A panel at Health Journalism 2025 offered insight and best practices for how to do just that.
“Health insurance is so central to how we get our health care, and it’s so important to helping us live quality lives,” said moderator Jonathan Rockoff, health business editor at The Wall Street Journal. “It’s also at the center of a lot of frustration and anger. It’s very complex and very opaque.”
Panelist John Baackes, the former CEO of L.A. Care Health Plan, knows that firsthand. He managed the nation’s largest publicly operated health plan. After UnitedHealthcare CEO Brian Thompson was shot and killed in late 2024, “people gushed out about how they really couldn’t stand insurance companies and the tactics they were using to control costs,” Baackes said.
Panelists suggested three concrete avenues for reporting on these companies:
Look for the data
Health insurance plans are regulated by state insurance departments, and insurance companies have to make routine filings that are public. These filings require insurers to put in writing why they have to raise rates, and sometimes state regulators will push back, said panelist Chad Terhune, a health enterprise reporter for Reuters.
Earnings reports are also a helpful source of information. Baackes advised reporters to pay attention to the medical loss ratio: the portion of insurance premiums an insurer spends on medical care. Looking at how a company’s ratio has changed over time can offer insight into how a company is doing compared to its competitors.
Talk to insurance brokers
These professionals are used to explaining complex insurance concepts to an everyday audience and know the industry inside and out. They’re an “underappreciated source,” Terhune said.
Beyond brokers, hospitals and doctors are good sources: they deal with insurance companies all the time, said panelist Anna Wilde Mathews. State regulators can also help you understand the insurance companies operating in your state.
Follow the use of prior authorization
This practice may be a big issue this year, Rockoff said, as insurers seek to control costs by passing them on to patients. Many people will never call back and appeal when a procedure or medication is denied.

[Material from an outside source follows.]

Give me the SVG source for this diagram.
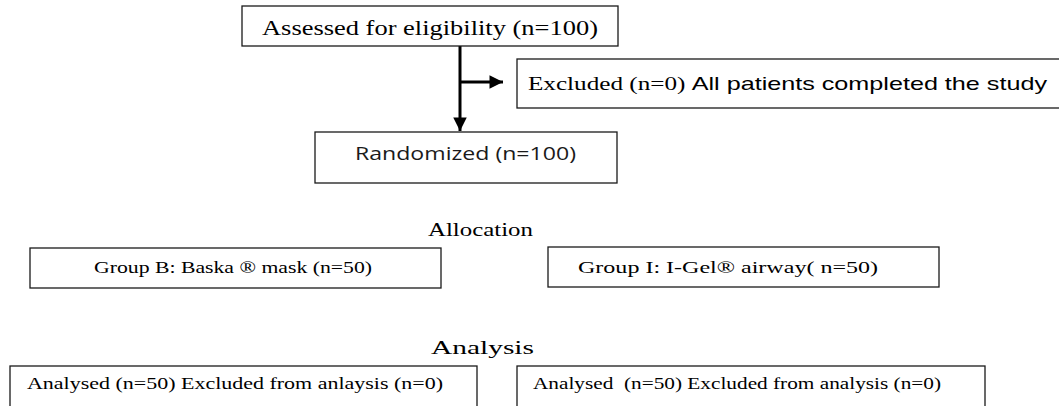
<svg xmlns="http://www.w3.org/2000/svg" width="1059" height="406" viewBox="0 0 1059 406">
<defs>
<style>
.box{fill:#fff;stroke:#1a1a1a;stroke-width:1.3}
.serif{font-family:"Liberation Serif","Times New Roman",serif;fill:#000}
.sans{font-family:"Liberation Sans",Arial,sans-serif;fill:#000}
.cal{font-family:"Open Sans","DejaVu Sans",sans-serif;fill:#1a1a1a}
.conn{stroke:#000;stroke-width:3;fill:none}
</style>
<marker id="ah" viewBox="0 0 10 10" refX="10" refY="5" markerWidth="4.7" markerHeight="4.5" markerUnits="strokeWidth" orient="auto">
<path d="M0,0 L10,5 L0,10 z" fill="#000"/>
</marker>
</defs>
<rect width="1059" height="406" fill="#fff"/>

<g id="connectors">
<line class="conn" x1="460" y1="46" x2="460" y2="131" marker-end="url(#ah)"/>
<line class="conn" x1="460" y1="82" x2="503" y2="82" marker-end="url(#ah)"/>
</g>

<g id="assessed">
<rect class="box" x="242" y="6" width="376" height="40"/>
<text class="serif" x="262" y="35" font-size="20" textLength="336" lengthAdjust="spacingAndGlyphs">Assessed for eligibility (n=100)</text>
</g>

<g id="excluded">
<rect class="box" x="517" y="59" width="560" height="49"/>
<text x="528" y="90" font-size="18.5" textLength="519" lengthAdjust="spacingAndGlyphs"><tspan class="serif">Excluded (n=0) </tspan><tspan class="sans">All patients completed the study</tspan></text>
</g>

<g id="randomized">
<rect class="box" x="315" y="132" width="302" height="51"/>
<text class="cal" x="355" y="160" font-size="18" textLength="221" lengthAdjust="spacingAndGlyphs">Randomized (n=100)</text>
</g>

<g id="allocation-label">
<text class="serif" x="428" y="236" font-size="18" textLength="105" lengthAdjust="spacingAndGlyphs">Allocation</text>
</g>

<g id="groupB">
<rect class="box" x="30" y="248" width="411" height="40"/>
<text class="serif" x="94" y="273" font-size="16" textLength="278" lengthAdjust="spacingAndGlyphs">Group B: Baska ® mask (n=50)</text>
</g>

<g id="groupI">
<rect class="box" x="548" y="247" width="391" height="40"/>
<text class="serif" x="578" y="273" font-size="16" textLength="300" lengthAdjust="spacingAndGlyphs">Group I: I-Gel® airway( n=50)</text>
</g>

<g id="analysis-label">
<text class="serif" x="431" y="354" font-size="18" textLength="103" lengthAdjust="spacingAndGlyphs">Analysis</text>
</g>

<g id="analysedB">
<rect class="box" x="10" y="366" width="467" height="60"/>
<text class="serif" x="27" y="389" font-size="17" textLength="416" lengthAdjust="spacingAndGlyphs">Analysed (n=50) Excluded from anlaysis (n=0)</text>
</g>

<g id="analysedI">
<rect class="box" x="517" y="366" width="468" height="60"/>
<text class="serif" x="533" y="389" font-size="17" textLength="408" lengthAdjust="spacingAndGlyphs" xml:space="preserve">Analysed  (n=50) Excluded from analysis (n=0)</text>
</g>
</svg>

Prior authorization can be a “point of abrasion,” Baackes said. When he managed the L.A. Care Health Plan, he said he requested that the company get rid of prior authorization for codes that were being authorized 99.5% of the time. Approximately 14,000 codes that had required prior authorization were eliminated. “I’m hoping there will be some leaders that set an example,” Baackes said of commercial insurers.
Taylor Blatchford is an engagement reporter covering mental health for The Seattle Times.